As to the first proposed ground, the applicant submitted that the legal system must make reasonable allowances for self-represented litigants. He submitted that the difficulty he faced should have been understood by registry officers at the Court, who could easily have fixed the little details at their end. He also placed reliance on the High Court decision of Dietrich v The Queen.[42]
[42](1992) 177 CLR 292; [1992] HCA 57 (‘Dietrich’).
In oral submissions he emphasised the difficulties that he experienced obtaining transcript and audio recordings of proceedings. He claimed that it took some ‘one to two months’ to obtain a transcript. He also emphasised that he did not have the transcript in front of him at the hearing before the associate justice.
As to the second proposed ground, the applicant submitted that the big gap in representation made the hearing before the associate justice unfair.

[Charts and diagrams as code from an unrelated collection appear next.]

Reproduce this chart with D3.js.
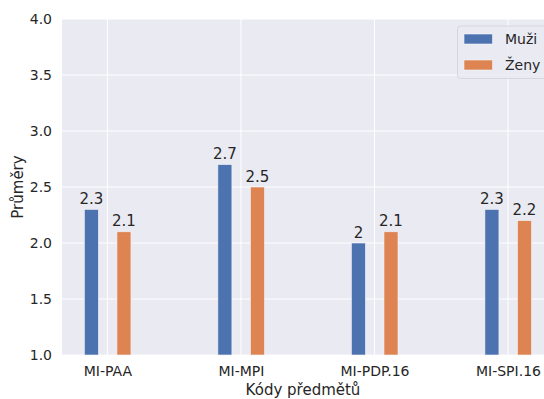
<!DOCTYPE html>
<html><head><meta charset="utf-8">
<script src="https://cdn.jsdelivr.net/npm/d3@7"></script>
<style>body{margin:0;background:#fff}svg{display:block}text{font-family:"DejaVu Sans",sans-serif;fill:#262626}</style>
</head><body>
<script>
const categories = ["MI-PAA","MI-MPI","MI-PDP.16","MI-SPI.16"];
const muzi = [2.3, 2.7, 2, 2.3];
const zeny = [2.1, 2.5, 2.1, 2.2];
const seriesNames = ["Muži","Ženy"];
const yTicks = [1.0,1.5,2.0,2.5,3.0,3.5,4.0];

const W=544,H=399;
const m={l:62,r:0,t:19,b:44};
const svg=d3.select("body").append("svg").attr("width",W).attr("height",H);
const x=d3.scaleLinear().domain([-0.34,3.27]).range([m.l,W-m.r]);
const y=d3.scaleLinear().domain([1,4]).range([H-m.b,m.t]);
const colors=["#4C72B0","#DD8452"];
svg.append("rect").attr("x",m.l).attr("y",m.t).attr("width",W-m.r-m.l).attr("height",H-m.b-m.t).attr("fill","#EAEAF2");
const g=svg.append("g");
g.selectAll(".hg").data(yTicks).join("line").attr("x1",m.l).attr("x2",W-m.r).attr("y1",d=>y(d)).attr("y2",d=>y(d)).attr("stroke","#fff").attr("stroke-width",1);
g.selectAll(".vg").data(categories).join("line").attr("x1",(d,i)=>x(i)).attr("x2",(d,i)=>x(i)).attr("y1",m.t).attr("y2",H-m.b).attr("stroke","#fff").attr("stroke-width",1);

const off=[-0.12,0.124], bw=0.105;
[muzi,zeny].forEach((s,k)=>{
  svg.selectAll(".b"+k).data(s).join("rect")
    .attr("x",(d,i)=>x(i+off[k]-bw/2)).attr("width",x(bw)-x(0))
    .attr("y",d=>y(d)).attr("height",d=>y(1)-y(d))
    .attr("fill",colors[k]).attr("stroke","#f4f4f8").attr("stroke-width",0.6);
  svg.selectAll(".t"+k).data(s).join("text")
    .attr("x",(d,i)=>x(i+off[k])).attr("y",d=>y(d)-5.5)
    .attr("text-anchor","middle").attr("font-size",15).text(d=>String(d));
});

// axes
const ya=d3.axisLeft(y).tickValues(yTicks).tickFormat(d3.format(".1f")).tickSize(0).tickPadding(10);
const yg=svg.append("g").attr("transform",`translate(${m.l},0)`).call(ya);
yg.select(".domain").remove();
yg.selectAll("text").attr("font-size",14).attr("fill","#262626").style("font-family","DejaVu Sans");
const xa=d3.axisBottom(x).tickValues([0,1,2,3]).tickFormat(i=>categories[i]).tickSize(0).tickPadding(11);
const xg=svg.append("g").attr("transform",`translate(0,${H-m.b})`).call(xa);
xg.select(".domain").remove();
xg.selectAll("text").attr("font-size",14).attr("fill","#262626").style("font-family","DejaVu Sans");

svg.append("text").attr("x",(m.l+W-m.r)/2).attr("y",395).attr("text-anchor","middle").attr("font-size",15).text("Kódy předmětů");
svg.append("text").attr("transform",`translate(23,${(m.t+H-m.b)/2}) rotate(-90)`).attr("text-anchor","middle").attr("font-size",15).text("Průměry");

// legend
const lg=svg.append("g");
lg.append("rect").attr("x",457.5).attr("y",26).attr("width",90).attr("height",52.5).attr("rx",3).attr("fill","#EAEAF2").attr("fill-opacity",0.8).attr("stroke","#d6d6dc").attr("stroke-width",1);
seriesNames.forEach((n,k)=>{
  lg.append("rect").attr("x",464).attr("y",34+k*26).attr("width",28.5).attr("height",10).attr("fill",colors[k]).attr("stroke","#f4f4f8").attr("stroke-width",0.6);
  lg.append("text").attr("x",505).attr("y",43.8+k*26).attr("font-size",14).text(n);
});
</script>
</body></html>
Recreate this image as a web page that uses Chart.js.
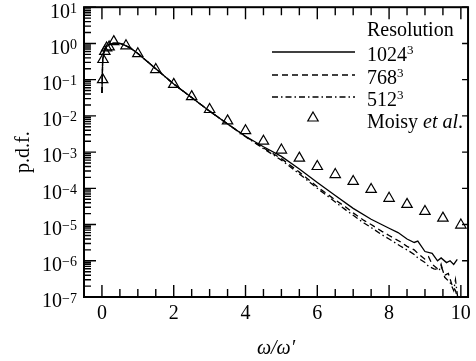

His Honour should have known this, and ensured that the applicant was placed on as close to an equal footing as possible with the respondent.
The applicant also complained about the treatment of Mr Cabdulle’s evidence. He submitted that the characterisation of that evidence as ‘independent’ was wrong given that Mr Cabdulle was Ms Mohamed’s brother, and was sponsored by her. He also suggested that the County Court judge (wrongly) placed significance on the fact that Mr Cabdulle swore on the Koran as demonstrated by the following statements:
Something was made by both parties of the fact that the two main players in this, both being practising Muslims, did not swear on the Koran and that both did so in order to not offend their faith but be able to lie effectively without any consequence morally to them. However, the Crown called an independent witness, if anything is to be made of that point, who did swear on the Koran.[43]
[43]Emphasis added. The applicant emphasised the italicised part of this extract.
As to the third proposed ground, the applicant submitted that the office of the Supreme Court and the RedCrest reviewers had contributed to the delay. He had started the process in late 2018, needed to wait for an audio transcript, and then struggled to have his application documents accepted for filing. He maintained that he was ‘very frustrated’ with this delay.
As to the fourth proposed ground, the applicant cited arts 14(3), 14(5), 14(6), and 14(7) of the International Convention on Civil and Political Rights (‘the ICCPR’).[44] He again focused on his lack of representation at various stages in the proceedings.
[44]Opened for signature 16 December 1966, 999 UNTS 171 (entered into force 23 March 1976).
As to the fifth proposed ground, the applicant submitted that he (personally) was not given an opportunity to cross-examine the respondent or Mr Cabdulle. Rather, this was undertaken by his lawyer, who had not co-ordinated with him about what questions to ask. He also (again) claimed that he was misled by the barrister about the meaning of ‘non-conviction’, and understood that it meant ‘not guilty’.
The applicant’s sixth proposed ground did not appear to be an independent ground, but rather was a general submission that injustice has serious consequences. In oral submissions he suggested that the ground reflected his view that he had ‘not done’ the crime.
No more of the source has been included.